Of course, a catastrophe on the scale of the Iraq War can’t be presented as an unvarnished success for Rumsfeld. But neither can it be presented as a criminal act of aggression, because that would indict Rumsfeld’s co-conspirators, many of whom are still alive and plenty of whom still have jobs either in the federal government or the nation’s premier media outlets. (During that war, many professional journalists covered Rumsfeld with an enthusiasm that approached idol worship, referring to him as “America’s new rock star,” a “father figure,” a “sex symbol” and “America’s stud”—Extra!, 3–4/02).
So you need a strategy for criticizing Rumsfeld without directly addressing the fact that he supervised wars of aggression that killed multitudes of people. Perhaps it was his management style, as the Post suggested when it reported that “his handling of the Iraq War eventually led to his downfall.”
Rumsfeld “failed to set a clear policy for the treatment of prisoners,” the Post‘s Bradley Graham wrote, which is a peculiar way of saying that Rumsfeld specifically approved most of the forms of torture used at Guantánamo and Abu Ghraib, including the use of stress positions, sleep deprivation, sensory deprivation, isolation, sexual humiliation and threats from dogs—along with “mild, non-injurious” beatings.
He could have been more of a people person, the Post intimated:
While capable of great charm and generosity, he often seemed to undercut himself with a confrontational, gruff and belittling manner that many found offensive.

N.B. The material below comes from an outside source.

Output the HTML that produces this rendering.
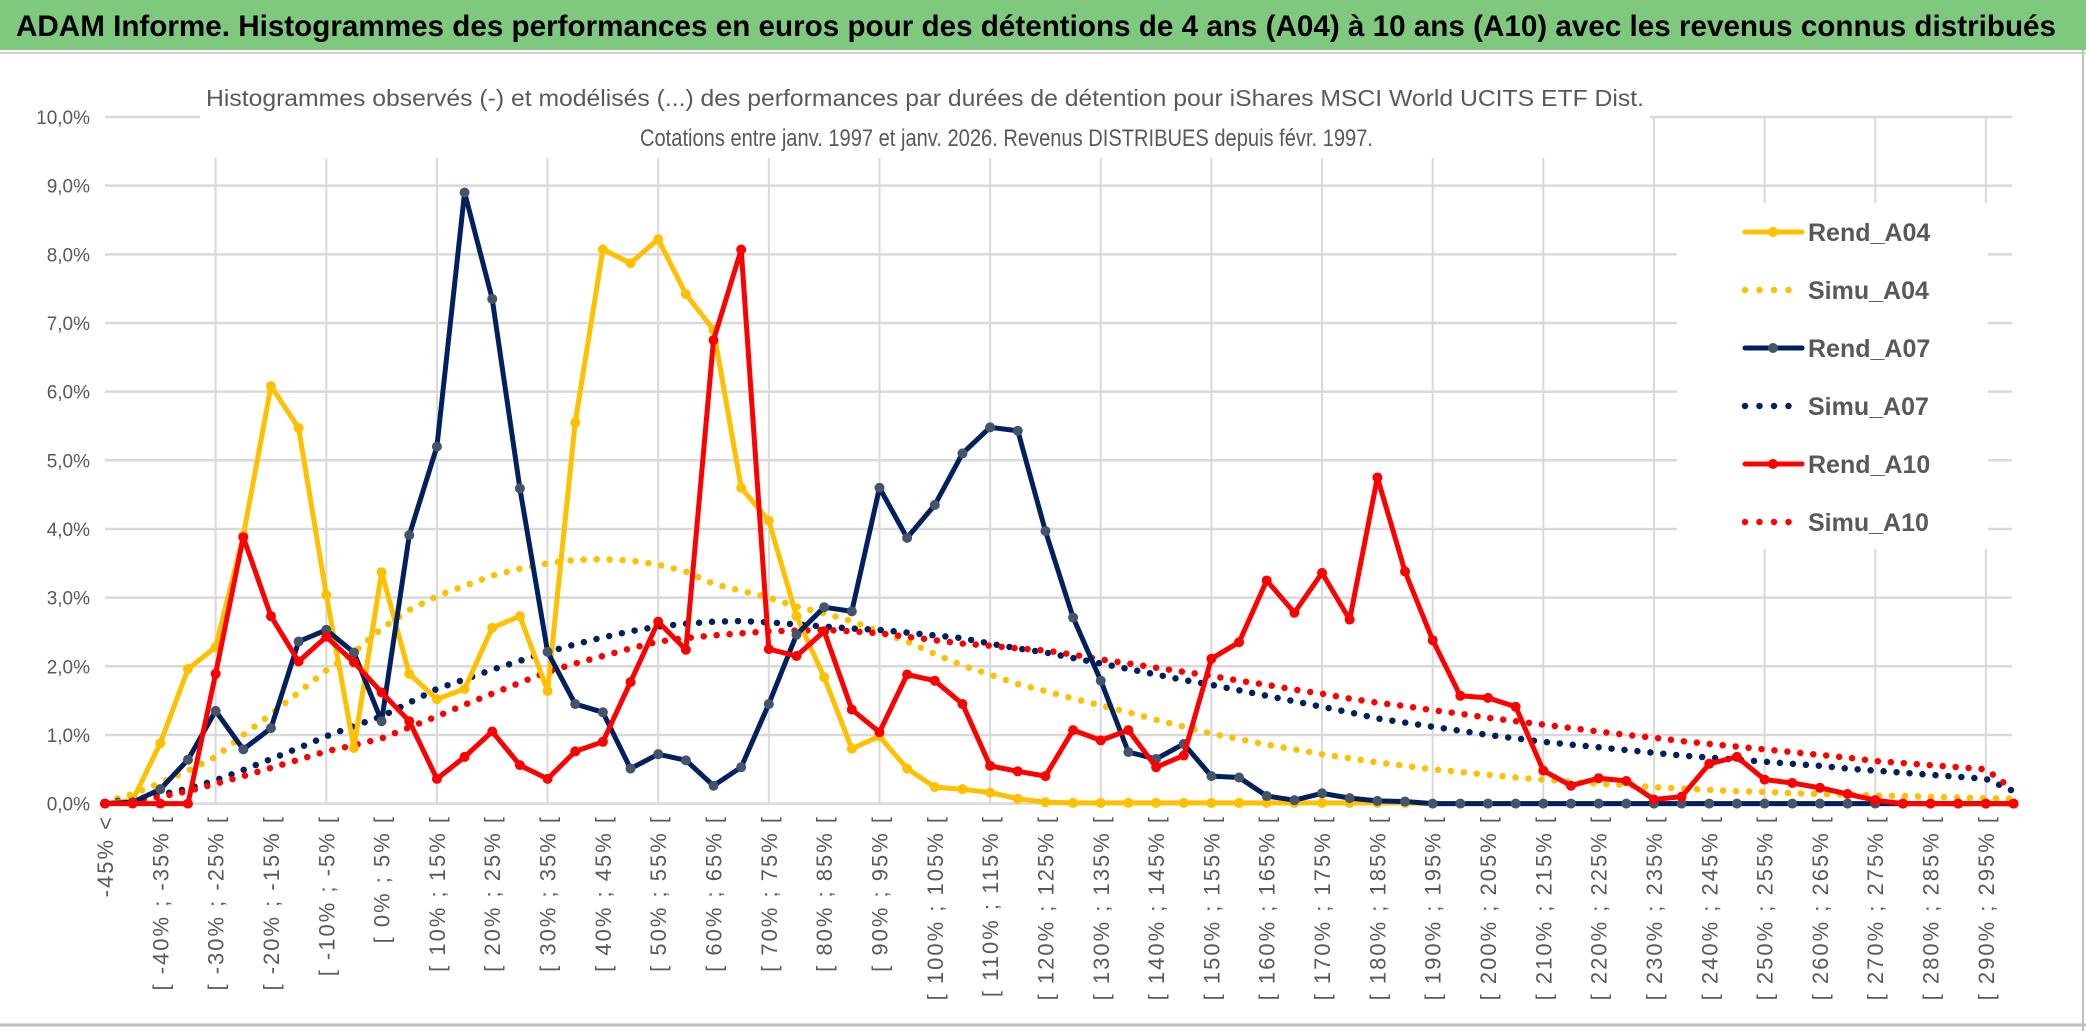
<!DOCTYPE html>
<html><head><meta charset="utf-8">
<style>
html,body{margin:0;padding:0;background:#fff;}
svg{display:block;}
text{font-family:"Liberation Sans",sans-serif;}
</style></head>
<body>
<svg id="chart" width="2086" height="1031" viewBox="0 0 2086 1031" xmlns="http://www.w3.org/2000/svg">
<rect x="0" y="0" width="2086" height="1031" fill="#fff"/>
<rect x="0" y="0" width="2086" height="50" fill="#7fc97f"/>
<line x1="0" y1="53" x2="2086" y2="53" stroke="#d0d0d0" stroke-width="2"/>
<text x="16" y="36" font-size="30" font-weight="bold" fill="#000" textLength="2040" lengthAdjust="spacingAndGlyphs">ADAM Informe. Histogrammes des performances en euros pour des détentions de 4 ans (A04) à 10 ans (A10) avec les revenus connus distribués</text>
<line x1="2083" y1="50" x2="2083" y2="1031" stroke="#bfbfbf" stroke-width="2"/>
<line x1="0" y1="1025" x2="2086" y2="1025" stroke="#bfbfbf" stroke-width="3"/>
<g id="grid"></g>
<rect x="200" y="60" width="1450" height="98" fill="#fff"/>
<text x="206" y="106" font-size="23" fill="#595959" textLength="1438" lengthAdjust="spacingAndGlyphs">Histogrammes observés (-) et modélisés (...) des performances par durées de détention pour iShares MSCI World UCITS ETF Dist.</text>
<text x="640" y="146" font-size="24" fill="#595959" textLength="733" lengthAdjust="spacingAndGlyphs">Cotations entre janv. 1997 et janv. 2026. Revenus DISTRIBUES depuis févr. 1997.</text>
<g id="yticks"></g>
<g id="xticks"></g>
<g id="series"></g>
<g id="legend"></g>
</svg>
<script>
const categories=["-45% <"];
const binStarts=[];
for(let a=-45;a<=295;a+=5){binStarts.push(a);}
const yTicks=[0,1,2,3,4,5,6,7,8,9,10];
const yTickLabels=["0,0%","1,0%","2,0%","3,0%","4,0%","5,0%","6,0%","7,0%","8,0%","9,0%","10,0%"];
const rendA04=[0,0.05,0.88,1.96,2.28,3.9,6.08,5.47,3.04,0.81,3.37,1.89,1.52,1.67,2.56,2.73,1.64,5.55,8.07,7.87,8.22,7.42,6.9,4.6,4.12,2.73,1.84,0.8,0.98,0.51,0.24,0.21,0.16,0.07,0.02,0.01,0.01,0.01,0.01,0.01,0.01,0.01,0.01,0.01,0.01,0.01,0.01,0.01,0,0,0,0,0,0,0,0,0,0,0,0,0,0,0,0,0,0,0,0,0,0];
const simuA04=[0.02,0.14,0.3,0.48,0.68,1.0,1.3,1.62,1.94,2.2,2.55,2.82,3.02,3.17,3.32,3.42,3.5,3.55,3.56,3.54,3.48,3.38,3.2,3.1,3.0,2.87,2.77,2.66,2.5,2.36,2.18,2.01,1.88,1.74,1.64,1.53,1.43,1.33,1.22,1.12,1.02,0.94,0.86,0.79,0.72,0.66,0.6,0.55,0.5,0.46,0.42,0.38,0.35,0.32,0.29,0.27,0.24,0.22,0.2,0.18,0.17,0.15,0.14,0.13,0.12,0.11,0.1,0.09,0.08,0.07];
const rendA07=[0,0.02,0.21,0.64,1.35,0.79,1.1,2.36,2.53,2.2,1.2,3.91,5.2,8.9,7.35,4.59,2.21,1.45,1.33,0.51,0.72,0.63,0.26,0.53,1.45,2.46,2.86,2.8,4.6,3.87,4.35,5.1,5.48,5.43,3.97,2.71,1.79,0.75,0.65,0.87,0.4,0.38,0.11,0.05,0.15,0.08,0.04,0.03,0,0,0,0,0,0,0,0,0,0,0,0,0,0,0,0,0,0,0,0,0,0];
const simuA07=[0.02,0.06,0.13,0.22,0.34,0.49,0.65,0.81,0.98,1.13,1.27,1.47,1.67,1.81,1.95,2.08,2.21,2.32,2.42,2.51,2.58,2.62,2.65,2.66,2.64,2.61,2.58,2.55,2.53,2.49,2.45,2.41,2.33,2.26,2.2,2.12,2.04,1.96,1.88,1.8,1.73,1.65,1.57,1.49,1.41,1.33,1.24,1.18,1.12,1.06,1.0,0.95,0.9,0.86,0.82,0.78,0.74,0.7,0.67,0.64,0.61,0.58,0.55,0.51,0.48,0.45,0.42,0.39,0.36,0.18];
const rendA10=[0,0,0,0,1.89,3.88,2.73,2.07,2.43,2.06,1.62,1.2,0.36,0.68,1.05,0.56,0.36,0.76,0.9,1.77,2.65,2.24,6.75,8.07,2.25,2.15,2.51,1.37,1.04,1.88,1.79,1.45,0.55,0.47,0.4,1.07,0.92,1.07,0.53,0.7,2.11,2.35,3.25,2.78,3.36,2.68,4.75,3.38,2.38,1.57,1.54,1.41,0.48,0.26,0.37,0.33,0.06,0.1,0.58,0.68,0.35,0.3,0.23,0.14,0.05,0,0,0,0,0];
const simuA10=[0.01,0.04,0.1,0.18,0.29,0.4,0.52,0.64,0.76,0.85,0.95,1.11,1.27,1.44,1.6,1.76,1.92,2.04,2.15,2.26,2.36,2.41,2.45,2.48,2.51,2.52,2.53,2.51,2.48,2.43,2.38,2.33,2.3,2.26,2.23,2.17,2.1,2.04,1.98,1.92,1.86,1.79,1.73,1.66,1.6,1.53,1.47,1.42,1.36,1.31,1.25,1.2,1.15,1.1,1.05,1.0,0.96,0.91,0.87,0.83,0.79,0.75,0.71,0.67,0.62,0.59,0.56,0.53,0.5,0.2];
binStarts.forEach(a=>categories.push("[ "+a+"% ; "+(a+5)+"% ["));

const NS="http://www.w3.org/2000/svg";
const X0=105,STEP=27.66,Y0=803.6,YPER=68.66,XR=2012;
function xs(i){return X0+i*STEP;}
function ys(v){return Y0-v*YPER;}
function mk(tag,attrs,parent){const e=document.createElementNS(NS,tag);for(const k in attrs)e.setAttribute(k,attrs[k]);parent.appendChild(e);return e;}

const grid=document.getElementById('grid');
yTicks.forEach(t=>{
  const l=mk('line',{x1:X0,x2:XR,y1:ys(t),y2:ys(t),stroke:'#d9d9d9','stroke-width':2.5},grid);
  
  
});
for(let i=4;i<categories.length;i+=4){
  const l=mk('line',{x1:xs(i),x2:xs(i),y1:ys(10),y2:ys(0),stroke:'#d9d9d9','stroke-width':2},grid);
  
  
}
const yt=document.getElementById('yticks');
yTicks.forEach((t,k)=>{
  const tx=mk('text',{x:90,y:ys(t)+7,'text-anchor':'end','font-size':19,fill:'#595959'},yt);
  tx.textContent=yTickLabels[k];
  
  
});
const xt=document.getElementById('xticks');
for(let i=0;i<categories.length;i+=2){
  const x=xs(i)+8,y=815;
  const tx=mk('text',{x:x,y:y,transform:'rotate(-90 '+x+' '+y+')','text-anchor':'end','font-size':22,'letter-spacing':2,fill:'#595959'},xt);
  tx.textContent=categories[i];
  
  
}
const sg=document.getElementById('series');
function pts(arr){return arr.map((v,i)=>xs(i).toFixed(1)+','+ys(v).toFixed(1)).join(' ');}
function dotted(arr,color,name){
  const p=mk('polyline',{points:pts(arr),fill:'none',stroke:color,'stroke-width':6.5,'stroke-linecap':'round','stroke-dasharray':'0 13'},sg);
  
  
}
function solid(arr,color,mcolor,name){
  const p=mk('polyline',{points:pts(arr),fill:'none',stroke:color,'stroke-width':5,'stroke-linejoin':'round'},sg);
  
  
  arr.forEach((v,i)=>{
    const c=mk('circle',{cx:xs(i),cy:ys(v),r:5,fill:mcolor},sg);
    
    
  });
}
dotted(simuA04,'#ffc000','simu-a04-line');
dotted(simuA07,'#002060','simu-a07-line');
dotted(simuA10,'#ff0000','simu-a10-line');
solid(rendA04,'#ffc000','#ffc000','rend-a04-line');
solid(rendA07,'#002060','#44546a','rend-a07-line');
solid(rendA10,'#ff0000','#ff0000','rend-a10-line');

const lg=document.getElementById('legend');
const bg=mk('rect',{x:1677,y:203,width:311,height:346,fill:'#fff'},lg);


const legNames=["Rend_A04","Simu_A04","Rend_A07","Simu_A07","Rend_A10","Simu_A10"];
const legColors=["#ffc000","#ffc000","#002060","#002060","#ff0000","#ff0000"];
legNames.forEach((n,k)=>{
  const y=232+k*58;
  const g=mk('g',{},lg);
  
  
  if(k%2===0){
    mk('line',{x1:1745,x2:1802,y1:y,y2:y,stroke:legColors[k],'stroke-width':5,'stroke-linecap':'round'},g);
    mk('circle',{cx:1773,cy:y,r:5,fill:k===2?'#44546a':legColors[k]},g);
  }else{
    mk('line',{x1:1745,x2:1792,y1:y,y2:y,stroke:legColors[k],'stroke-width':6.5,'stroke-linecap':'round','stroke-dasharray':'0 14.5'},g);
  }
  const t=mk('text',{x:1808,y:y+9,'font-size':25,fill:'#595959','font-weight':'bold'},g);
  t.textContent=n;
});
</script>
</body></html>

Or, perhaps, Rumsfeld was really the victim and not the perpetrator of the Iraq War—as the AP suggested with its original headline, “Donald Rumsfeld, a Cunning Leader Undermined by the Iraq War.” AP later switched that to “…Who Oversaw a Ruinous Iraq War,” but the attempt to evoke pity for Rumsfeld is still there is reporter Robert Burns’ lead:
Calling Donald H. Rumsfeld energetic was like calling the Pacific wide. When others would rest, he would run. While others sat, he stood. But try as he might, at the pinnacle of his career as Defense secretary he could not outmaneuver the ruinous politics of the Iraq War.
‘Success’ in Afghanistan
Another tactic employed by AP was to “balance” the problematic Iraq experience with the supposed bright spots of Rumsfeld’s career—notably the invasion of Afghanistan:
US forces invaded Afghanistan on October 7, and with Rumsfeld at the Pentagon helm the Taliban regime was toppled within weeks…. Within months of that success, President George W. Bush’s attention shifted to Iraq, which played no role in the September 11 attacks.
The Washington Post likewise presented Afghanistan as an example of Rumsfeld’s characteristic brilliance:
Mr. Rumsfeld was initially hailed for leading the US military to war in the wake of the September 11, 2001, terrorist attacks…. In the wake of the Afghan invasion, Mr. Rumsfeld hoped to devise a similarly innovative war plan for toppling Saddam Hussein’s regime in Iraq.
Reading these tributes, you could almost forget that in Afghanistan Rumsfeld launched the US’s longest overseas war, one that has killed nearly a quarter of a million people (including 70,000 civilians) without achieving any of the democracy-building, rights-protecting goals that were used to sell the occupation—or even completing its original task of capturing Al Qaeda’s Osama bin Laden. (He was instead assassinated years later in Pakistan.)
Describing Rumsfeld’s arrival in Washington, the Times‘ Robert McFadden wrote:
He seemed like an All-American who had stepped off the Wheaties box—a strikingly handsome Midwesterner radiating confidence, taking on big tasks and doing everything well.
Could any war criminal ask to be remembered more fondly?